Turkey. Outside the Eurozone

One of the most powerful economies in the world, a country, that is on the 15th place by GDP, Turkey has not experienced the impact of the global financial crisis as much as the EU countries and it attracts Russian buyers and investors by its stable and growing market. More than a million sales are made annually in the country.

In the recent years, the Russians sign more than 2,000 sale and purchase transactions annually on the Turkish resort property market. The Russians are the second in the ranking of the most active buyers of Turkish property.
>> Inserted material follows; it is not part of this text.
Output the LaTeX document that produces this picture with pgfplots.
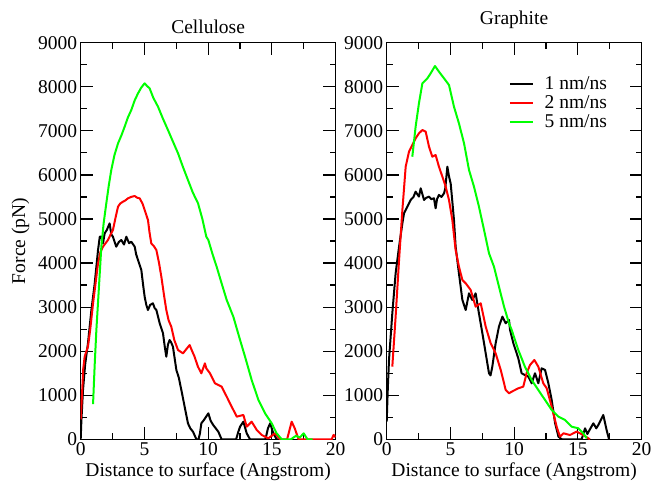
\documentclass[border=0pt]{standalone}
\usepackage{fontspec}
\setmainfont{Liberation Serif}
\usepackage{pgfplots}
\pgfplotsset{compat=1.18}

\pgfplotsset{
  forcepanel/.style={
    scale only axis,
    width=254.8pt, height=396.6pt,
    xmin=0, xmax=20, ymin=0, ymax=9000,
    xtick={0,5,10,15,20}, ytick={0,1000,...,9000},
    minor x tick num=1, minor y tick num=1,
    tick align=inside, xtick pos=both, ytick pos=both,
    xticklabel pos=lower, yticklabel pos=left,
    major tick length=12pt, minor tick length=6pt,
    every tick/.style={line width=1.2pt, black},
    axis line style={line width=1.3pt},
    scaled y ticks=false,
    /pgf/number format/assume math mode=true,
    /pgf/number format/1000 sep={},
    tick label style={font=\fontsize{19.5}{22}\selectfont},
    label style={font=\fontsize{19.5}{22}\selectfont},
    title style={font=\fontsize{19.5}{22}\selectfont},
    xlabel={Distance to surface (Angstrom)},
    clip=true,
    every axis plot/.append style={line width=2pt, line join=round},
  }
}

\begin{document}
\begin{tikzpicture}
\path[use as bounding box] (-80.7pt,-43.7pt) rectangle (571.3pt,439.3pt);

\begin{axis}[forcepanel, at={(0pt,0pt)}, anchor=south west,
  title={Cellulose}, title style={yshift=-0.5pt},
  ylabel={Force (pN)}, ylabel shift=2pt]
\addplot[color=black] coordinates {
(0,0) (0.05,400) (0.18,1118) (0.35,1700) (0.57,2178) (0.84,2934) (1.1,3538)
(1.36,4295) (1.5,4600) (1.62,4597) (1.75,4450) (1.88,4673) (2.05,4750) (2.27,4900)
(2.4,4650) (2.53,4597) (2.79,4371) (3.0,4480) (3.19,4522) (3.4,4420) (3.58,4597)
(3.8,4450) (3.97,4484) (4.24,4371) (4.35,4200) (4.5,4068) (4.76,3841) (4.9,3500)
(5.02,3236) (5.15,3050) (5.28,2934) (5.45,3050) (5.67,3086) (5.8,2980) (5.94,2934)
(6.2,2632) (6.46,2405) (6.6,2100) (6.72,1874) (6.85,2150) (6.98,2253) (7.1,2200)
(7.24,2102) (7.51,1572) (7.7,1400) (7.9,1118) (8.16,740) (8.42,362) (8.6,250)
(8.82,170) (9.08,0) (9.25,0) (9.36,136) (9.47,362) (9.7,450) (10.02,590)
(10.2,420) (10.4,325) (10.6,250) (10.8,174) (11.06,0) (12.2,0) (12.35,150)
(12.51,287) (12.77,400) (13.03,136) (13.29,0) (14.5,0) (14.7,250) (14.87,363)
(15.12,136) (15.38,0) (15.5,0)
};
\addplot[color=red] coordinates {
(0,450) (0.1,1000) (0.2,1600) (0.31,1874) (0.45,2000) (0.57,2100) (0.75,2500)
(0.97,3086) (1.15,3500) (1.36,3994) (1.55,4250) (1.75,4371) (1.95,4450) (2.14,4522)
(2.35,4650) (2.53,4749) (2.75,5050) (2.93,5279) (3.1,5350) (3.32,5392) (3.5,5420)
(3.71,5468) (3.95,5500) (4.24,5521) (4.45,5480) (4.63,5468) (4.85,5350) (5.02,5204)
(5.28,4976) (5.4,4700) (5.54,4446) (5.75,4380) (5.94,4295) (6.15,4000) (6.33,3690)
(6.55,3250) (6.72,2934) (6.9,2700) (7.11,2556) (7.35,2250) (7.64,2026) (8.03,1950)
(8.3,2050) (8.55,2139) (8.75,2000) (8.94,1874) (9.2,1650) (9.47,1497) (9.75,1724)
(9.86,1610) (10.15,1497) (10.54,1271) (11.06,1195) (11.46,968) (11.85,741)
(12.25,514) (12.77,552) (13.03,287) (13.42,400) (13.82,211) (14.21,98) (14.73,22)
(15.26,136) (15.65,0) (16.2,0) (16.56,400) (16.8,250) (17.1,0) (19.7,0)
(19.85,100) (20,50)
};
\addplot[color=green] coordinates {
(0.97,800) (1.1,1700) (1.23,2480) (1.4,3300) (1.62,4371) (1.8,4900) (2.01,5355)
(2.2,5750) (2.4,6111) (2.65,6450) (2.93,6716) (3.2,6900) (3.45,7094) (3.7,7300)
(3.97,7472) (4.25,7700) (4.5,7851) (4.75,7980) (5.02,8078) (5.2,8020) (5.41,7964)
(5.7,7750) (6.07,7547) (6.45,7280) (6.85,7018) (7.25,6750) (7.64,6490) (8.0,6200)
(8.42,5884) (8.8,5600) (9.21,5355) (9.55,5000) (9.86,4597) (10.02,4522) (10.35,4200)
(10.67,3917) (11.05,3550) (11.46,3161) (11.98,2783) (12.51,2253) (12.9,1874)
(13.42,1346) (13.95,893) (14.47,590) (14.99,363) (15.38,136) (15.78,0) (16.5,0)
(16.9,80) (17.2,40) (17.5,136) (17.8,0) (18.2,0)
};
\end{axis}

\begin{axis}[forcepanel, at={(306pt,0pt)}, anchor=south west,
  title={Graphite}, title style={yshift=4.5pt},
  legend style={draw=none, fill=none, inner sep=0pt,
    at={(rel axis cs:0.48,0.92)}, anchor=north west,
    font=\fontsize{19.5}{22}\selectfont, row sep=0pt, column sep=10pt,
    nodes={inner sep=1pt, text height=14pt, text depth=3pt}},
  legend cell align=left,
  legend image code/.code={\draw[#1, line width=1.5pt] (0pt,0pt) -- (23pt,0pt);}]
\addplot[color=black] coordinates {
(0,400) (0.08,1100) (0.18,1800) (0.44,2858) (0.7,3767) (0.97,4372) (1.23,4901)
(1.36,5128) (1.62,5280) (1.88,5431) (2.1,5500) (2.27,5620) (2.53,5507) (2.67,5696)
(2.93,5431) (3.1,5480) (3.32,5507) (3.5,5450) (3.71,5469) (3.84,5242) (3.95,5450)
(4.1,5545) (4.3,5500) (4.5,5583) (4.6,5700) (4.76,6187) (4.9,5950) (5.02,5809)
(5.15,5400) (5.28,4977) (5.41,4372) (5.67,3767) (5.94,3162) (6.2,2935) (6.46,3313)
(6.72,3162) (6.98,3313) (7.24,2858) (7.51,2406) (7.77,1952) (8.03,1498) (8.15,1450)
(8.29,1649) (8.55,2179) (8.81,2557) (9.08,2784) (9.34,2633) (9.6,2709) (9.68,2482)
(9.94,2180) (10.33,1838) (10.59,1498) (10.85,1459) (11.12,1422) (11.38,1271)
(11.64,1498) (11.9,1271) (12.16,1611) (12.43,1573) (12.69,1271) (12.95,892)
(13.22,363) (13.48,60) (13.74,0) (15.3,0) (15.57,250) (15.75,120) (15.9,200)
(16.22,363) (16.45,250) (16.61,325) (17.0,552) (17.26,212) (17.45,0)
};
\addplot[color=red] coordinates {
(0.44,1648) (0.7,2783) (0.97,4068) (1.23,5203) (1.49,6187) (1.75,6527) (2.01,6678)
(2.27,6830) (2.53,6943) (2.8,7018) (3.06,6981) (3.32,6641) (3.58,6414) (3.84,6452)
(4.1,6187) (4.37,5960) (4.63,5734) (4.89,5431) (5.15,4977) (5.41,4296) (5.67,3918)
(5.94,3616) (6.2,3540) (6.59,3389) (6.98,3011) (7.38,3086) (7.77,2557) (8.16,2179)
(8.55,1952) (8.95,1574) (9.34,1120) (9.6,1044) (9.81,1081) (10.33,1157) (10.72,1195)
(10.98,1498) (11.25,1687) (11.59,1800) (11.9,1648) (12.29,1271) (12.56,1157)
(12.95,741) (13.34,287) (13.6,60) (13.87,136) (14.39,98) (14.91,174) (15.43,98)
(15.95,0)
};
\addplot[color=green] coordinates {
(2.01,6413) (2.27,7094) (2.53,7624) (2.8,8078) (3.19,8191) (3.45,8305) (3.79,8471)
(4.1,8343) (4.5,8191) (4.89,8040) (5.28,7548) (5.67,7170) (6.07,6717) (6.46,6112)
(6.85,5734) (7.24,5280) (7.64,4751) (8.03,4221) (8.42,3918) (8.81,3464) (9.21,3011)
(9.6,2633) (9.81,2482) (10.33,2026) (10.85,1648) (11.38,1346) (11.9,1119)
(12.43,892) (12.95,666) (13.48,514) (14.0,438) (14.52,287) (15.04,250) (15.43,136)
(15.7,22)
};
\legend{1 nm/ns, 2 nm/ns, 5 nm/ns}
\end{axis}
\end{tikzpicture}
\end{document}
Growing demand from the Russians has been caused by the easing of immigration legislation that came into force last year, and cancellation of "principle of reciprocity" in 2012.

Global Property Guide's latest report called Turkey one of the strongest property markets in Europe: average annual growth in prices of 4.65%. According to realtors, from January 2010 to the beginning of 2014, property prices in Turkey rose by 29.3%.

The Russians typically buy apartments in Turkey for €65,000-€90,000. Experts believe that the independence from the Eurozone is an additional advantage that allows the Turkish market to keep going up.